Dalla Cronaca dei Sindaci di Brindisi (1529-1787) di Cagnes e Scalese rileviamo che nell’anno 1742, Sindaco Giovanni Diego Leanza nobile:
“A 20 agosto andò in Durazzo una tartana (piccolo veliero ndr) (..) con molti marinari di Brindisi, e un piloto chiamato Felice Chisiena, alias di Marro, e approdò in questo porto il dì 7 settembre a mezzogiorno, e condusse un elefante, che da Costantinopoli veniva al nostro re, e subito con ponti fu calato a San Leonardo, e dentro quel giardino sta facendo la contumacia (detta anche quarantena, era una segregazione di quaranta giorni prescritta per motivi d’igiene a chi entrava nel porto ndr), e tutta la gente al romitorio con sei turchi, che governano detto elefante”.
Per vedere esattamente dove sia situata questa chiesa di “S. Leonardo dell’Arcivescovo” ci viene in soccorso la piantina, unica presente sulla copia depositata presso la Biblioteca Arcivescovile A. De Leo di Brindisi, delle undici copie attualmente esistenti in Italia, disegnata a mano della “Città e Porto di Brindisi, secondo attualmente si trovano” sita sulla prima pagina delle “Memorie historiche della città di Brindisi – Scritte da frate Andrea della Monica, Maestro Carmelitano della stessa città. (Stampato in Lecce presso Pietro Micheli 1674, con licenza de’ Superiori)”.
Spiega N. Vacca (Brindisi Ignorata p. 310):
“A est di S. Maria del Casale, quasi sulla sponda del mare (porto esterno) rimpetto all’isola di S. Andrea, era la chiesa di S. Leonardo.
In queste vicinanze il 2 settembre 1742, pilotata da un Felice Chisiena, brindisino, approdò una tartana recante a bordo un carico insolito: un elefante proveniente da Costantinopoli.
Era stato rilevato dalla tartana a Durazzo e « con ponti fu calato su questo molo. Insieme alla scorta di sei turchi l’elefante fu deposto nel giardino di S. Leonardo dove gli fu fatta fare la quarantena.
L’animale fu fatto credere un dono del Sultano al re di Napoli, mentre fu acquistato in Persia, dopo laboriose pratiche, dall’incaricato d’affari napoletano presso la Sublime Porta, con denaro della Corte. Si voleva con questo presunto successo in politica estera rafforzare nell’interno il prestigio del nuovo re Carlo di Borbone.
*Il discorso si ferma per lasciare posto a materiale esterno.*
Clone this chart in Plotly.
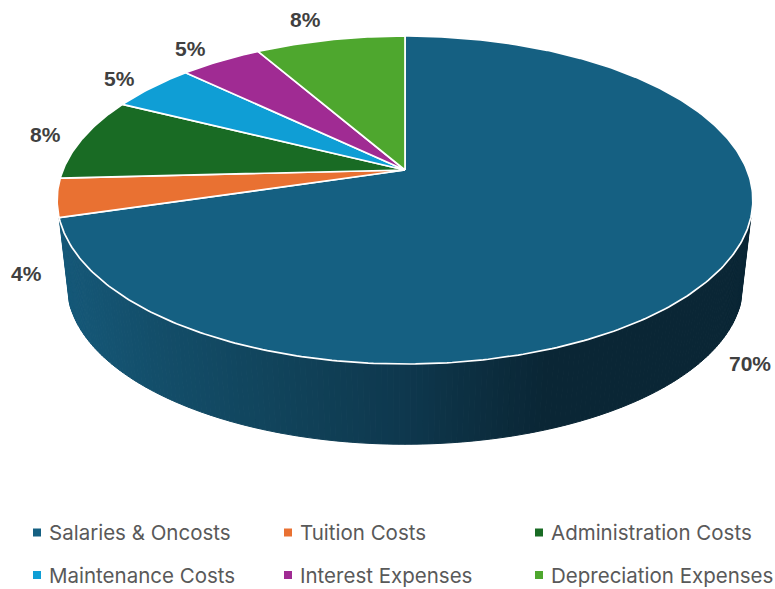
import numpy as np
import plotly.graph_objects as go

categories = ["Salaries & Oncosts", "Tuition Costs", "Administration Costs",
              "Maintenance Costs", "Interest Expenses", "Depreciation Expenses"]
values = [70.4, 3.8, 8.2, 4.75, 4.55, 8.3]
colors = ["#156082", "#E97132", "#196B24", "#0F9ED5", "#A02B93", "#4EA72E"]
label_x = [750, 26, 45, 119, 190, 305]
label_y = [363, 273, 134, 78, 48, 19]
legend_x = [37, 288, 539, 37, 288, 539]
legend_y = [532.5, 532.5, 532.5, 575, 575, 575]

# projection of the tilted disc
CX, AY, R, P, Q = 405.0, 170.0, 342.0, 0.183, -127.4
SCALE, CY_TOP, CY_BOT = 0.971, 200.0, 285.0


def top_rim(theta):
    u, v = np.sin(theta), np.cos(theta)
    d = 1 + P * v
    return CX + R * u / d, (Q * v + AY) / d


def bottom_rim(theta):
    x, y = top_rim(theta)
    return CX + SCALE * (x - CX), CY_BOT + SCALE * (y - CY_TOP)


fractions = np.array(values) / sum(values)
ends = np.cumsum(fractions) * 2 * np.pi
starts = ends - fractions * 2 * np.pi

wall_stops_x = [60, 150, 300, 400, 545, 760]
wall_stops_rgb = np.array([[21, 88, 120], [19, 78, 106], [16, 65, 88],
                           [14, 56, 78], [10, 38, 53], [10, 38, 53]])


def wall_color(x):
    rgb = [np.interp(x, wall_stops_x, wall_stops_rgb[:, i]) for i in range(3)]
    return "rgb({:.0f},{:.0f},{:.0f})".format(*rgb)


fig = go.Figure()

# side wall of the first slice, as narrow gradient strips
edges = np.linspace(2 * np.pi - ends[0], ends[0], 181)
for t0, t1 in zip(edges[:-1], edges[1:]):
    ts = np.linspace(t0, t1, 3)
    tx, ty = top_rim(ts)
    bx, by = bottom_rim(ts[::-1])
    col = wall_color(tx.mean())
    fig.add_trace(go.Scatter(x=np.r_[tx, bx, tx[0]], y=np.r_[ty, by, ty[0]],
                             mode="lines", fill="toself", fillcolor=col,
                             line=dict(color=col, width=1),
                             hoverinfo="skip", showlegend=False))

# top face
for name, s, e, col in zip(categories, starts, ends, colors):
    ts = np.linspace(s, e, max(int((e - s) * 80), 8))
    rx, ry = top_rim(ts)
    fig.add_trace(go.Scatter(x=np.r_[CX, rx, CX], y=np.r_[AY, ry, AY],
                             mode="lines", fill="toself", fillcolor=col,
                             line=dict(color="white", width=1.7),
                             name=name, showlegend=False, hoverinfo="name"))

# legend keys
for name, col, lx, ly in zip(categories, colors, legend_x, legend_y):
    fig.add_trace(go.Scatter(x=[lx], y=[ly], mode="markers", showlegend=False,
                             marker=dict(symbol="square", size=8, color=col),
                             hoverinfo="skip"))

ann = []
for v, lx, ly in zip(values, label_x, label_y):
    ann.append(dict(x=lx, y=ly, text=f"{round(v)}%", showarrow=False,
                    font=dict(family="Liberation Sans", size=21, color="#404040", weight="bold")))
for name, lx, ly in zip(categories, legend_x, legend_y):
    ann.append(dict(x=lx + 9.5, y=ly, text=name, showarrow=False, xanchor="left",
                    font=dict(family="Inter", size=20.5, color="#595959")))

fig.update_layout(
    width=775, height=589, margin=dict(l=0, r=0, t=0, b=0),
    paper_bgcolor="white", plot_bgcolor="white", showlegend=False,
    xaxis=dict(range=[0, 775], visible=False, fixedrange=True),
    yaxis=dict(range=[589, 0], visible=False, fixedrange=True),
    annotations=ann,
)
fig.write_html("out.html", config={"displayModeBar": False},
               post_script="document.body.style.margin='0';document.body.style.overflow='hidden';")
Elefanti non se ne vedevano nel Salento dai tempi di Pirro e si può… giurare che nessuno li ricordava.Onde la notizia di questo arrivo fece molto strepito e fu un accorrere di gente da tutte le parti. Vennero a vederlo, fra gli altri, il Preside della Provincia Duca di Cerasale con la Principessa di Belmonte, il marchese e la marchesa di Oria, i marchesi di Cellino e quello di Campi ed « un’infinità di forestieri ».
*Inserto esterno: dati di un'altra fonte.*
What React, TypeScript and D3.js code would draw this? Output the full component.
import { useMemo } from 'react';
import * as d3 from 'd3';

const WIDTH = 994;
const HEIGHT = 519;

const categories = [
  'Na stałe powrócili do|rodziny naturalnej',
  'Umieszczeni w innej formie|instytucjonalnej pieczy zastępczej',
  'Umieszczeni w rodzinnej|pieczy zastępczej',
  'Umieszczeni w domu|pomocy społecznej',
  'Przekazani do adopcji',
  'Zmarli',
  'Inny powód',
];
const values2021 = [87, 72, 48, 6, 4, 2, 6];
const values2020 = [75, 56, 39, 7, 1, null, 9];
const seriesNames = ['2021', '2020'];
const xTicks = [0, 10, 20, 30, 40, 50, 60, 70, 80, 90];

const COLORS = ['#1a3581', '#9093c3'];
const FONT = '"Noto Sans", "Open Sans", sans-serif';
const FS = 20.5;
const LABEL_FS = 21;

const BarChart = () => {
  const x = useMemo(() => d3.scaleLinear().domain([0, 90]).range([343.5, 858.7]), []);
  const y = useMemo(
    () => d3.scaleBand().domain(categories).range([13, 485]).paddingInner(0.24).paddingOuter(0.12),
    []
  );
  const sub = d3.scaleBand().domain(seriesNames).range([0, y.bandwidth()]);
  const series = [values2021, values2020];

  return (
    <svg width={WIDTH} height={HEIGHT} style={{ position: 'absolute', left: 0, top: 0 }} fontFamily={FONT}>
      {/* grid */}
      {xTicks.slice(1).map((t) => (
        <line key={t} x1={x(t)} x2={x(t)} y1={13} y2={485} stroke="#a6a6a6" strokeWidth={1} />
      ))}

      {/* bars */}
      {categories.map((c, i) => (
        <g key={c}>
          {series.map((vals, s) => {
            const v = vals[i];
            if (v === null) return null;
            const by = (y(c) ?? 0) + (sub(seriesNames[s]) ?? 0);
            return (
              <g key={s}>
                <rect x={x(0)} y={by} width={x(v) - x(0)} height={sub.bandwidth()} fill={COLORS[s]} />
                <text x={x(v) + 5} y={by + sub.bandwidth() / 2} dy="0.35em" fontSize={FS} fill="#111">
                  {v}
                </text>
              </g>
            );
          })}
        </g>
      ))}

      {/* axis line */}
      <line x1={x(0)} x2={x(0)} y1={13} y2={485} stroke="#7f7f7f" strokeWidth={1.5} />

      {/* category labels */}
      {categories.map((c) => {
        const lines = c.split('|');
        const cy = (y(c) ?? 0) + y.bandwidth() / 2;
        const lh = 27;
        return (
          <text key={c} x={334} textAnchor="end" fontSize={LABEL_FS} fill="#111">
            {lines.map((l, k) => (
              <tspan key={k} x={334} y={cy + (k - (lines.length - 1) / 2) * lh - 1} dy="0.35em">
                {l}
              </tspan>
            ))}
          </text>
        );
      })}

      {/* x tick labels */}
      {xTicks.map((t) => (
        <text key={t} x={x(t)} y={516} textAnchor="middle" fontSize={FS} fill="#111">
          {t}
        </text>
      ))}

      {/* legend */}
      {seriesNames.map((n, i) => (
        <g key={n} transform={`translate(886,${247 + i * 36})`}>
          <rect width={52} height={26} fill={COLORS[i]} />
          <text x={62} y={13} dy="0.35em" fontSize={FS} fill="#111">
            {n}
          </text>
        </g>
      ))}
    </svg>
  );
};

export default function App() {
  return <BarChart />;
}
Il cronista non potè fare a meno di notare con meraviglia le caratteristiche del mastodontico animale:
Questa mattina 18 ottobre 1742 è partito da qui l’elefante per Napoli e non cammina più di miglia dieci in circa al giorno; va accompagnato da sette soldati dell’udienza fino all’altra provincia e così di provincia in provincia sino a Napoli col coronello e sei turchi che lo governano ; egli è alto palmi 14 e mezzo, lungo 13, largo più di sei, la proboscine (sic!)è ben lunga sino a terra, e più l’orecchie come due pesce rascie, l’occhi più piccoli di un cavallo, raso di pelo e di color sorcigno, e così la coda, gambe grossissime, egli si ciba di libre 90 al giorno di fieno, e cannazza, rotola 30 di pane, libre 6 di butirro e rotola 4 di zucchero e tre barili di acqua e coll’istessa sua proboscine si ciba e beve e coll’istessa dimostra una forza irresistibile, stando sempre incatenato a tre piedi, e quelli turchi che lo governavano, col parlarli, le facevano fare molte operazioni e li temeva ed ubbidiva.”